Notes: The Krugersdorp gang rapes — Another Tshabalala v S; Ntuli v S?
Author: Jolandi le Roux-Bouwer
ISSN: 1996-2177
Affiliations: Professor of Law, University of South Africa
Source: South African Law Journal, Volume 140 Issue 1, p. 1-16
https://doi.org/10.47348/SALJ/v140/i1a1
Abstract
This note assesses the application of the common purpose doctrine to the crime of gang rape. The recent gang rape of eight women in West Village, Krugersdorp on 28 July 2022 received wide media coverage. If and when there is a prosecution, the courts will have to adjudicate on the application of the common purpose doctrine to the newly defined statutory crime of rape.

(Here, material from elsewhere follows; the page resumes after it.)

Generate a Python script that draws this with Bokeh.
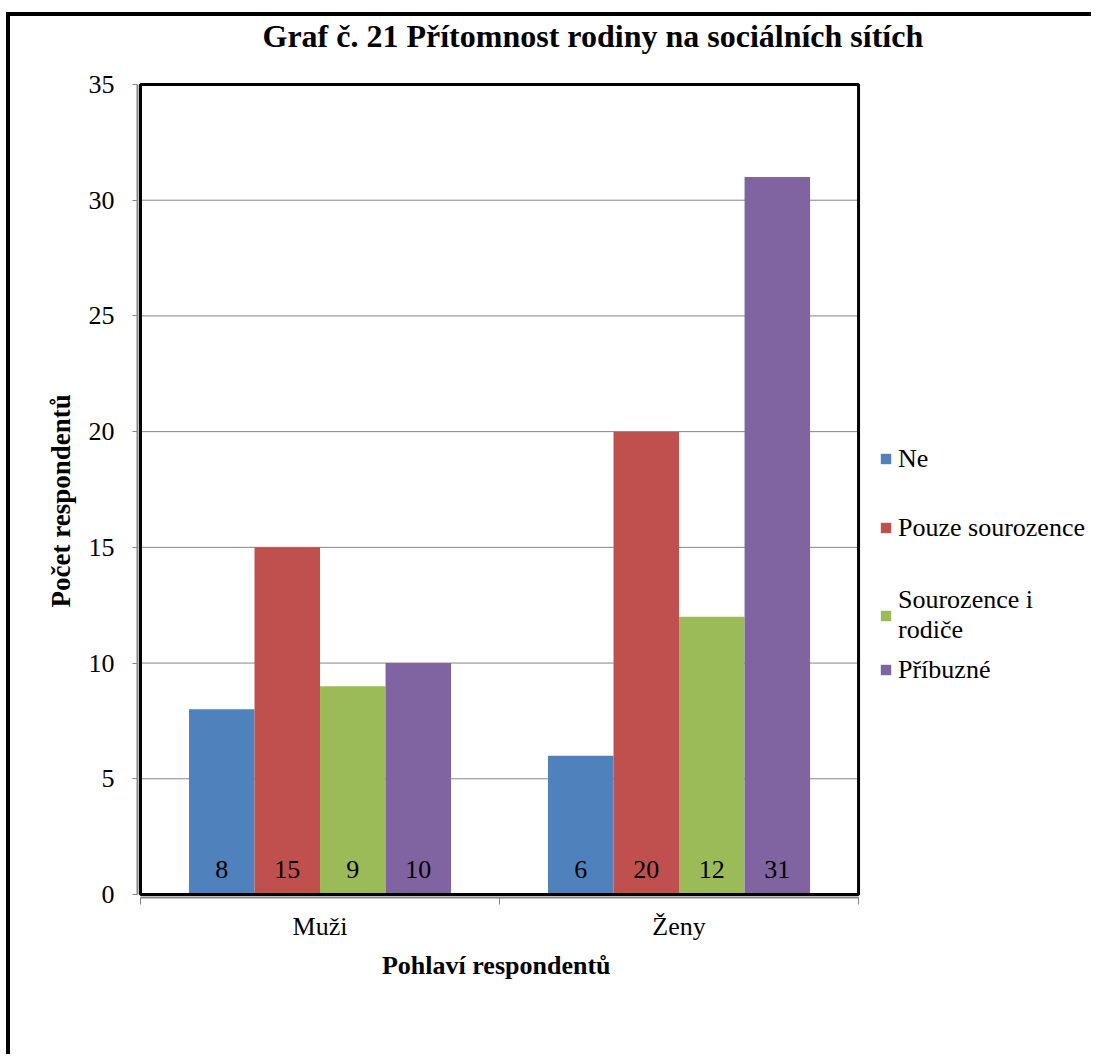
from bokeh.plotting import figure
from bokeh.models import (ColumnDataSource, Range1d, FixedTicker, Legend, LegendItem,
                          Label, LabelSet)
from bokeh.core.properties import value
from bokeh.embed import file_html
from bokeh.resources import INLINE

title_text = "Graf č. 21 Přítomnost rodiny na sociálních sítích"
x_title = "Pohlaví respondentů"
y_title = "Počet respondentů"
categories = ["Muži", "Ženy"]
series = ["Ne", "Pouze sourozence", "Sourozence i\nrodiče", "Příbuzné"]
colors = ["#4F81BD", "#C0504D", "#9BBB59", "#8064A2"]
ne = [8, 6]
pouze = [15, 20]
sour_rod = [9, 12]
pribuzne = [10, 31]
y_ticks = [0, 5, 10, 15, 20, 25, 30, 35]

values = [ne, pouze, sour_rod, pribuzne]
n_cat = len(categories)
y_max = y_ticks[-1]
bar_w = 0.1825
offsets = [-1.5 * bar_w, -0.5 * bar_w, 0.5 * bar_w, 1.5 * bar_w]

FONT = "Liberation Serif"
NBSP = "\u00a0"

# the frame covers the title and legend areas too, so nothing gets clipped;
# axes are bounded to the real plot area
p = figure(width=1085, height=1042, output_backend="svg", toolbar_location=None,
           x_range=Range1d(-0.0084, 2.66), y_range=Range1d(-0.1296, 37.938),
           min_border_left=127, min_border_right=0, min_border_top=0,
           min_border_bottom=161)
p.styles = {"border-left": "4px solid black", "border-top": "4px solid black",
            "margin-left": "6px", "margin-top": "12px"}

p.outline_line_color = None
p.background_fill_color = "white"
p.border_fill_color = "white"
p.xgrid.visible = False
p.ygrid.visible = False

p.add_layout(Label(x=0.3398, y=37.074, text=title_text, text_font=FONT,
                   text_font_size="32px", text_font_style="bold",
                   text_color="black", text_align="left",
                   text_baseline="middle"))

# horizontal grid lines across the plot area only
grid_src = ColumnDataSource(dict(y=y_ticks[1:-1], x0=[0] * (len(y_ticks) - 2),
                                 x1=[n_cat] * (len(y_ticks) - 2)))
p.segment(x0="x0", x1="x1", y0="y", y1="y", source=grid_src,
          line_color="#868686", line_width=1)

renderers = []
for i, (s, vals, c) in enumerate(zip(series, values, colors)):
    src = ColumnDataSource(dict(
        x=[k + 0.5 + offsets[i] for k in range(n_cat)],
        top=vals,
        lbl=[str(v) for v in vals],
        zero=[0] * len(vals)))
    r = p.vbar(x="x", top="top", width=bar_w, bottom=0, source=src,
               fill_color=c, line_color=None)
    renderers.append(r)
    p.add_layout(LabelSet(x="x", y="zero", text="lbl", source=src,
                          y_offset=25, text_align="center",
                          text_baseline="middle", text_font=value(FONT),
                          text_font_size="26px", text_color="black"))

# plot-area border
p.quad(left=[0], right=[n_cat], bottom=[0], top=[y_max], fill_color=None,
       line_color="black", line_width=3)

# y axis (label padded so it is centred on the plot area, not the whole frame)
p.yaxis.bounds = (0, y_max)
p.yaxis.ticker = FixedTicker(ticks=y_ticks)
p.yaxis.axis_line_color = "#868686"
p.yaxis.axis_line_width = 2
p.yaxis.major_tick_line_color = "#868686"
p.yaxis.major_tick_out = 5
p.yaxis.major_tick_in = 0
p.yaxis.minor_tick_line_color = None
p.yaxis.major_label_text_font = FONT
p.yaxis.major_label_text_font_size = "26px"
p.yaxis.major_label_text_color = "black"
p.yaxis.major_label_standoff = 18
p.yaxis.axis_label = y_title + NBSP * 13
p.yaxis.axis_label_text_font = FONT
p.yaxis.axis_label_text_font_size = "27px"
p.yaxis.axis_label_text_font_style = "bold"
p.yaxis.axis_label_text_color = "black"
p.yaxis.axis_label_standoff = 10

# x axis
p.xaxis.bounds = (0, n_cat)
p.xaxis.ticker = FixedTicker(ticks=[k + 0.5 for k in range(n_cat)],
                             minor_ticks=list(range(n_cat + 1)))
p.xaxis.major_label_overrides = {k + 0.5: c for k, c in enumerate(categories)}
p.xaxis.axis_line_color = "#868686"
p.xaxis.axis_line_width = 2
p.xaxis.major_tick_line_color = None
p.xaxis.minor_tick_line_color = "#868686"
p.xaxis.minor_tick_out = 7
p.xaxis.minor_tick_in = 0
p.xaxis.major_label_text_font = FONT
p.xaxis.major_label_text_font_size = "26px"
p.xaxis.major_label_text_color = "black"
p.xaxis.major_label_standoff = 7
p.xaxis.axis_label = x_title + NBSP * 37
p.xaxis.axis_label_text_font = FONT
p.xaxis.axis_label_text_font_size = "26px"
p.xaxis.axis_label_text_font_style = "bold"
p.xaxis.axis_label_text_color = "black"
p.xaxis.axis_label_standoff = 7

# one legend box per entry, placed like the original's legend rows
legend_y = [423, 354, 252, 212]
for s, r, ly in zip(series, renderers, legend_y):
    lg = Legend(items=[LegendItem(label=s, renderers=[r])], location=(742, ly),
                padding=0, margin=0, border_line_color=None,
                background_fill_alpha=0, glyph_width=13, glyph_height=13,
                label_standoff=6, label_text_font=FONT, label_text_color="black",
                label_text_font_size="26px", label_text_line_height=1.23,
                label_height=31, spacing=0)
    p.add_layout(lg, "center")

open("out.html", "w").write(file_html(p, INLINE))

The Criminal Law (Sexual Offences and Related Matters Amendment) Act 32 of 2007 (‘SORMA’) came into effect on 16 December 2007. The Constitutional Court, in Tshabalala v S; Ntuli v S 2020 (2) SACR 38 (CC), held that the common purpose doctrine was applicable to the autographic crime of common-law rape. Since the alleged crimes had occurred in 1998, SORMA was not applicable in this case. If the Krugersdorp gang rape incident reaches the Constitutional Court the case may provide the court with the opportunity to elucidate on the practical impact of its decision in Tshabalala v S; Ntuli v S.